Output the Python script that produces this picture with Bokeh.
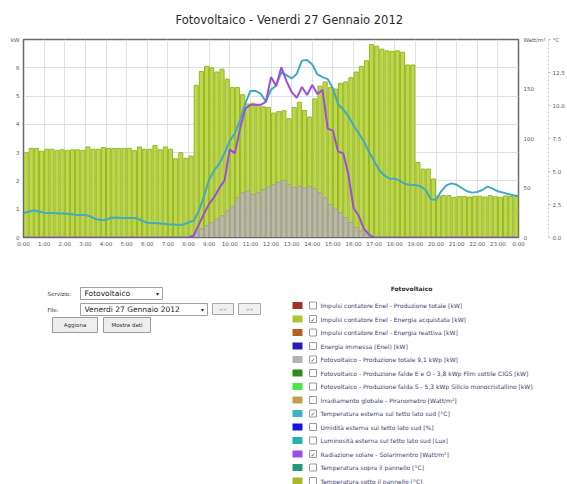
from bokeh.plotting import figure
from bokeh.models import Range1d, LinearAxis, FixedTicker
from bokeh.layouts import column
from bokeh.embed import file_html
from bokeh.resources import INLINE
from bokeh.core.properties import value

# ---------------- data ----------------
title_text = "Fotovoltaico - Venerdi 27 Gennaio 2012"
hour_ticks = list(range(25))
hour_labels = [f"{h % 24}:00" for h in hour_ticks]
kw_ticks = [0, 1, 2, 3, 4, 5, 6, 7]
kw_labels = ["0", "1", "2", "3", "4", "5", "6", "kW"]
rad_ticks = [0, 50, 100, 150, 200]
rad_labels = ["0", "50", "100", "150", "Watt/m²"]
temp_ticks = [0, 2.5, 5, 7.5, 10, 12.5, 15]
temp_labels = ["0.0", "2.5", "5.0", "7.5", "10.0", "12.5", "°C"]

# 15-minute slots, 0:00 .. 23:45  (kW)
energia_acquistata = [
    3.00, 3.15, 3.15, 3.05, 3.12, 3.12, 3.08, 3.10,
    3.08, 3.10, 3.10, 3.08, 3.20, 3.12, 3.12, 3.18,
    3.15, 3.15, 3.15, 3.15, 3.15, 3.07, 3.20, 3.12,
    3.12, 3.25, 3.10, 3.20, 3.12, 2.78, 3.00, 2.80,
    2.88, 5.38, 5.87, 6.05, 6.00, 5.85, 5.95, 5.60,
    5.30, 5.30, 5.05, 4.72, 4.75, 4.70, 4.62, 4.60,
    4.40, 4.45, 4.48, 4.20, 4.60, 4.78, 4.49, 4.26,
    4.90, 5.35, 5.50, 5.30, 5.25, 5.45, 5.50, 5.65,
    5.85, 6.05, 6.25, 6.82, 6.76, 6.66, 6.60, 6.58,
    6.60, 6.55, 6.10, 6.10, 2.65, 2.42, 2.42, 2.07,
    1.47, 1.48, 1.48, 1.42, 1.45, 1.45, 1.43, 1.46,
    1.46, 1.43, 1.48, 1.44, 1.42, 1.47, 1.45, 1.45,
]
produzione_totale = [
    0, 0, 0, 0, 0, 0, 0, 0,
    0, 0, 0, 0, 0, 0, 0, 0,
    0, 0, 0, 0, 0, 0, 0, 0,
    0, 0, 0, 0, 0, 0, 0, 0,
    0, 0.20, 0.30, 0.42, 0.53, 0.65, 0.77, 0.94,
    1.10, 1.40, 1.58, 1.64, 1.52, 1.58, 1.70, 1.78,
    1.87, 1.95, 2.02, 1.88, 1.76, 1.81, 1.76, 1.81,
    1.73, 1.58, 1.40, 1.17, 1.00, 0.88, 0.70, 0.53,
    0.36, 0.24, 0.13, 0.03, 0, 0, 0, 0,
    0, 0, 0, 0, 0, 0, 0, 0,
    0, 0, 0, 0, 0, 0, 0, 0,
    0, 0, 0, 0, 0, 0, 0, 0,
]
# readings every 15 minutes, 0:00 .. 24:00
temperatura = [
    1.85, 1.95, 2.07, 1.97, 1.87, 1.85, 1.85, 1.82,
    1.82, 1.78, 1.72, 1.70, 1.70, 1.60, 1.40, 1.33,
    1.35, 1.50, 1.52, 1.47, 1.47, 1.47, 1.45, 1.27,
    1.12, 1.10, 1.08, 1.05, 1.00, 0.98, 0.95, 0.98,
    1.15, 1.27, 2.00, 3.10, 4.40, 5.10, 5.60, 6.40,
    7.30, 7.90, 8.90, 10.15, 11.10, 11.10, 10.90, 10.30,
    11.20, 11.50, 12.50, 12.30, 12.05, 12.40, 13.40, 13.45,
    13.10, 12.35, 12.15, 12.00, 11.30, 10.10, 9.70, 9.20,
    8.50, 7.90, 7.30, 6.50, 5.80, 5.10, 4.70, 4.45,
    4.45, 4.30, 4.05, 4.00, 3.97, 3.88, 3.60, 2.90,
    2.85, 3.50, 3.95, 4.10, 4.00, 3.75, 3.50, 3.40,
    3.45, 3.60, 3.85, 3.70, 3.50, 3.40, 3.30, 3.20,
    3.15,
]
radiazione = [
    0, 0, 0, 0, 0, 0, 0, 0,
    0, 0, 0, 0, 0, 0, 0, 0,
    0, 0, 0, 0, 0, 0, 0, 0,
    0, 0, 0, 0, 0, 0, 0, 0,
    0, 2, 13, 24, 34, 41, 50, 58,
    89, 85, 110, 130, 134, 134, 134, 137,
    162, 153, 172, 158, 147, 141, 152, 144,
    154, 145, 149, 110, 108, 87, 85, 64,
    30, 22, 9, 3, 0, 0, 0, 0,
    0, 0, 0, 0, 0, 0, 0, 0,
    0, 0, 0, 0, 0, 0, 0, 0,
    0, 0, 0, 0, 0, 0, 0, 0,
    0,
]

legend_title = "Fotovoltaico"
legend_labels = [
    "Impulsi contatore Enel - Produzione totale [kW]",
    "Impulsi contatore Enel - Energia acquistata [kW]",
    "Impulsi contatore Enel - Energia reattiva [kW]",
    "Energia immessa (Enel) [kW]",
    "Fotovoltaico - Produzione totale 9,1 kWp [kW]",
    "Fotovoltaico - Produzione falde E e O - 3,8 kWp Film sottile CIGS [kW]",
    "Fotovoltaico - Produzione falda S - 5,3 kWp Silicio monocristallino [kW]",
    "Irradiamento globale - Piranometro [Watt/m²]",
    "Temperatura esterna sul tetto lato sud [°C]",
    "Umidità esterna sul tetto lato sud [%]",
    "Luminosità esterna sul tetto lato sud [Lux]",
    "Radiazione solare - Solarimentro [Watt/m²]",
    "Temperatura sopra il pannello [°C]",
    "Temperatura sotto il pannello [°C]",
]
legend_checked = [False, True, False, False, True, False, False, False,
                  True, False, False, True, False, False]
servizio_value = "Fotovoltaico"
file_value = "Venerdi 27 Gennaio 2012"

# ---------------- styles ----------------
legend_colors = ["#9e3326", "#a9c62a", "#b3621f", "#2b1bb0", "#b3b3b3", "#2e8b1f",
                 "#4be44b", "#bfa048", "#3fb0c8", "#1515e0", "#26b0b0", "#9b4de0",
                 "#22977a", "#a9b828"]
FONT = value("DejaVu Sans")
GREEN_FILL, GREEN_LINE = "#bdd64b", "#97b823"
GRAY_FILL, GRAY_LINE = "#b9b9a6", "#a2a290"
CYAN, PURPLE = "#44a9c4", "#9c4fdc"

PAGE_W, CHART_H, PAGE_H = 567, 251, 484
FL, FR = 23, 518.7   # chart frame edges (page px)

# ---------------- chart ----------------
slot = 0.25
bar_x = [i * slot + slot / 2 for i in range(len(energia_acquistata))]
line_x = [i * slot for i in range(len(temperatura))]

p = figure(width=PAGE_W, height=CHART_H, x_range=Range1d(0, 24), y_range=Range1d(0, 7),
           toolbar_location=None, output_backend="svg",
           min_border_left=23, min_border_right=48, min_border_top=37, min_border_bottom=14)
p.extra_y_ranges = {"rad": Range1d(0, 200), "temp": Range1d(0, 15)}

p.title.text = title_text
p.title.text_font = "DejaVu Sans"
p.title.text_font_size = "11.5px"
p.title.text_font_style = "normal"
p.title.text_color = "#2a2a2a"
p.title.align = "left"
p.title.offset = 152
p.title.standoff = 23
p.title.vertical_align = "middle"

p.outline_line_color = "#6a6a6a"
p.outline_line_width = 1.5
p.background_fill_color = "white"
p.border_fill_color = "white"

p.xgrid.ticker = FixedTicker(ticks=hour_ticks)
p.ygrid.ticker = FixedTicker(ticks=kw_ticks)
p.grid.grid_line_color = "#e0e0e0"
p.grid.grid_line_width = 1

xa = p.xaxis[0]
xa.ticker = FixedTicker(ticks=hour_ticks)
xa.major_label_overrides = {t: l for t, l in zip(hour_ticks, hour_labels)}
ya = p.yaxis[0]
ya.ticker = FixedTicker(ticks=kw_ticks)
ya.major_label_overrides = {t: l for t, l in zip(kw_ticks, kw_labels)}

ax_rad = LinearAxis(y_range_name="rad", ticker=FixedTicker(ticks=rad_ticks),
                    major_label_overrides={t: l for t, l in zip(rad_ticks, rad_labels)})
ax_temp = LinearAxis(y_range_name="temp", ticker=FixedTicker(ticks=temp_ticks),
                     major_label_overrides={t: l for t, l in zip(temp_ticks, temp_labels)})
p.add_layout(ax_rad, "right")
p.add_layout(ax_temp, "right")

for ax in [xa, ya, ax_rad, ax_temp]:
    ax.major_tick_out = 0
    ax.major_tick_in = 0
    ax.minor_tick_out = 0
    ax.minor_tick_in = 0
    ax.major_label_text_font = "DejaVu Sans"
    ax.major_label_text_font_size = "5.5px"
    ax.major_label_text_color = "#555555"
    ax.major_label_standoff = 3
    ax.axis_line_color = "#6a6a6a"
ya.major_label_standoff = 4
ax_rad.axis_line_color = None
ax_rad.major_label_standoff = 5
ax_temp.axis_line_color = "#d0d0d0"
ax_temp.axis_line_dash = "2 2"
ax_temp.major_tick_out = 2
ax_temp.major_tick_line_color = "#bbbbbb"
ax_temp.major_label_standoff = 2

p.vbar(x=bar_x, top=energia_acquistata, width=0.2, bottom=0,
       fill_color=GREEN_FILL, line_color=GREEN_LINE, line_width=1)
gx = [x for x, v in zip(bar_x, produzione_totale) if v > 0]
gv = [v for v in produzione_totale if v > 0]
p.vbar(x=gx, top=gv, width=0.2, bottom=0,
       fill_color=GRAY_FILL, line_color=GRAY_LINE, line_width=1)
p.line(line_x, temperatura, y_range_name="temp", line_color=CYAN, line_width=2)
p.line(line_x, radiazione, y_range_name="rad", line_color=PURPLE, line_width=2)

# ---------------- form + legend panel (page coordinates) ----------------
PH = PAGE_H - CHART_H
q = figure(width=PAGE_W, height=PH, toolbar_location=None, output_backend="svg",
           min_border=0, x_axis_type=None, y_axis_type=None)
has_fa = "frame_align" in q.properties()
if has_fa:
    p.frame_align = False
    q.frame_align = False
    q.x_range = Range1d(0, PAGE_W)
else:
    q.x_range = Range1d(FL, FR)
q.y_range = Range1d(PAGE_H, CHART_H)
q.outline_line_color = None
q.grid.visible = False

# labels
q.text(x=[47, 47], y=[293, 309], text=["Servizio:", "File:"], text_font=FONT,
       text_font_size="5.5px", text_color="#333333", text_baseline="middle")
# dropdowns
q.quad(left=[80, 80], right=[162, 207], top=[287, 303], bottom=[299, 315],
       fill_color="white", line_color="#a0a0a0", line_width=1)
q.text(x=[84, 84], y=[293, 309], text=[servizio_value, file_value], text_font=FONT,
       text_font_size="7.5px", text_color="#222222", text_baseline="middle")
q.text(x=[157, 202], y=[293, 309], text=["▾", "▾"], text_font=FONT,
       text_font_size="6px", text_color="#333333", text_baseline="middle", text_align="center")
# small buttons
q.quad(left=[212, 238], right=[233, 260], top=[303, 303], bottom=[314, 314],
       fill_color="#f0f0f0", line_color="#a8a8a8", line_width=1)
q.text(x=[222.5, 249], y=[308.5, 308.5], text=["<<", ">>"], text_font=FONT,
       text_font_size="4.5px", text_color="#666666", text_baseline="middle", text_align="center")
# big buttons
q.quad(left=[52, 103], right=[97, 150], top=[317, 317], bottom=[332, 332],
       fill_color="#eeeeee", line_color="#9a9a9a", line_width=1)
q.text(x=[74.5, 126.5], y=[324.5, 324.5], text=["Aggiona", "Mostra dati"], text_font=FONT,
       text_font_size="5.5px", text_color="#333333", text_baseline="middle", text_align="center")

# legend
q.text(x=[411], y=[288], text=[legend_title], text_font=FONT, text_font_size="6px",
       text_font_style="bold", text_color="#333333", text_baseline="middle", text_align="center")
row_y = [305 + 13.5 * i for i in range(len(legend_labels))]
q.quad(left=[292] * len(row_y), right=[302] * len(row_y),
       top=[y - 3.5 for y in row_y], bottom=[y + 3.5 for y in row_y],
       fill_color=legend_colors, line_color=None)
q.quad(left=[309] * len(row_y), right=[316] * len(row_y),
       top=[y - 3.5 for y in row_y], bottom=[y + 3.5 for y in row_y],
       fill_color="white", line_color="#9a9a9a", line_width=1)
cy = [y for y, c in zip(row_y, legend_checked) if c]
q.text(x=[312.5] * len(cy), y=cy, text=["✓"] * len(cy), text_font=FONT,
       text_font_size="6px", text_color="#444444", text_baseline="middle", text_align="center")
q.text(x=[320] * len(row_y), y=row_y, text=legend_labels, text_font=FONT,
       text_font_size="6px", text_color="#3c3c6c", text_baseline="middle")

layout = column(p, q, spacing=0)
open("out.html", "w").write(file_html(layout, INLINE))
--
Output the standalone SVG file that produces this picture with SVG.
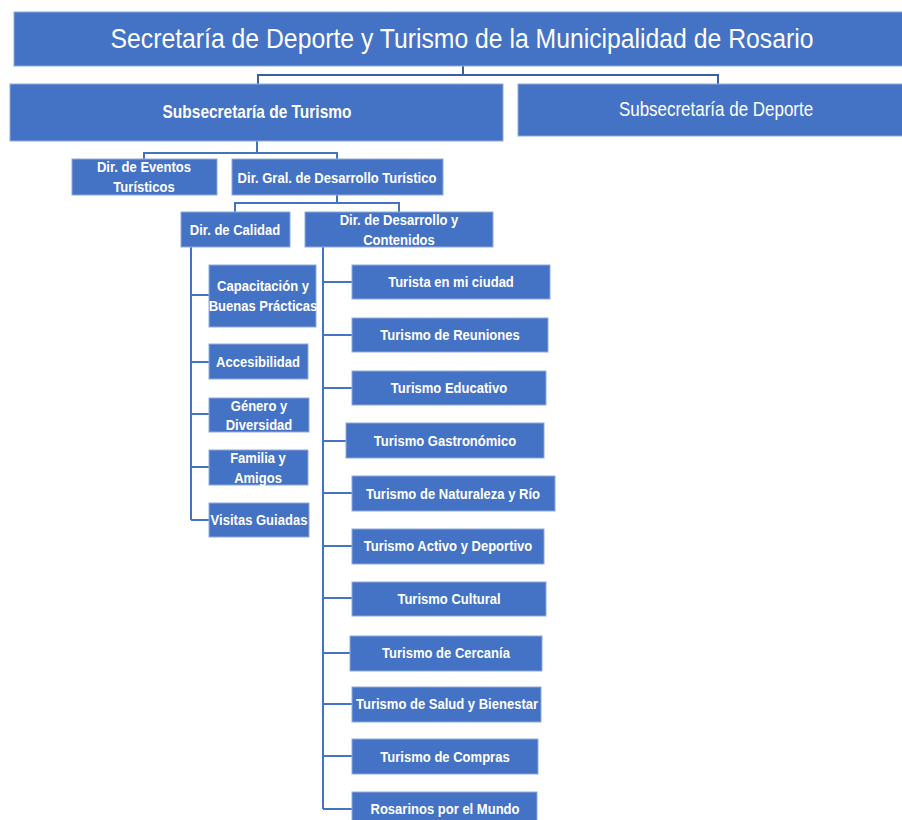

## Aim
Print everything from the line with "Output the Python" down to the line with "from bokeh.core.properties import value", both included, exactly as written and without the pictures.

## Task solution
Output the Python script that produces this picture with Bokeh.
from bokeh.plotting import figure
from bokeh.models import Range1d, LinearAxis, FixedTicker
from bokeh.layouts import column
from bokeh.embed import file_html
from bokeh.resources import INLINE
from bokeh.core.properties import value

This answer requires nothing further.